Question

In a particle size distribution curve, the coefficient of curvature ($C_c$) for a soil having particle size $D_{10}$, $D_{30}$, $D_{60}$ corresponding to percentage finer value (N) 10%, 30%, and 60%, respectively, can be calculated as:

• A. $C_c = \frac{(D_{30})^2}{D_{10}D_{60}}$
• B. $C_c = \frac{D_{30}}{D_{60}}$
• C. $C_c = \frac{(D_{60})^2}{D_{10}}$
• D. $C_c = \frac{(D_{30})^3 \cdot D_{10}}{D_{60}}$

Hint:

Remember: Use $C_c = \frac{(D_{30})^2}{D_{10} \cdot D_{60}}$ for gradation analysis.
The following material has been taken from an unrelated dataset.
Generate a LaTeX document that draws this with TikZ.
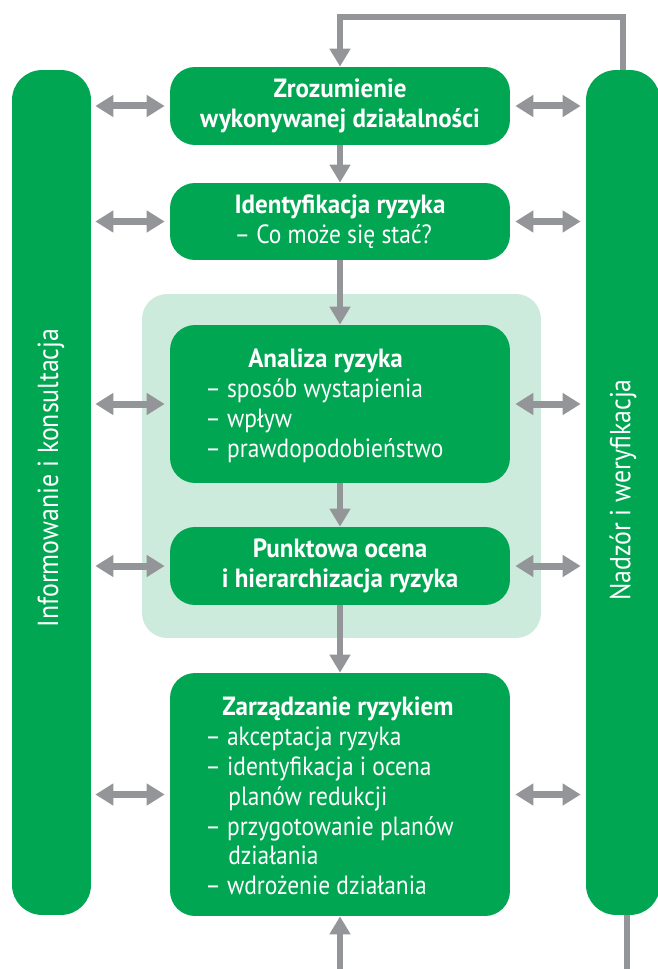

A well-graded soil typically has $1 \leq C_c \leq 3$.

Answer 1

The Correct Option is A

The coefficient of curvature ($C_c$) is defined as:
\[C_c = \frac{(D_{30})^2}{D_{10} \cdot D_{60}}\]
where:
$D_{10}$: Particle size at 10% finer.
$D_{30}$: Particle size at 30% finer.
$D_{60}$: Particle size at 60% finer.
This formula is essential in evaluating the uniformity and gradation of soil particles.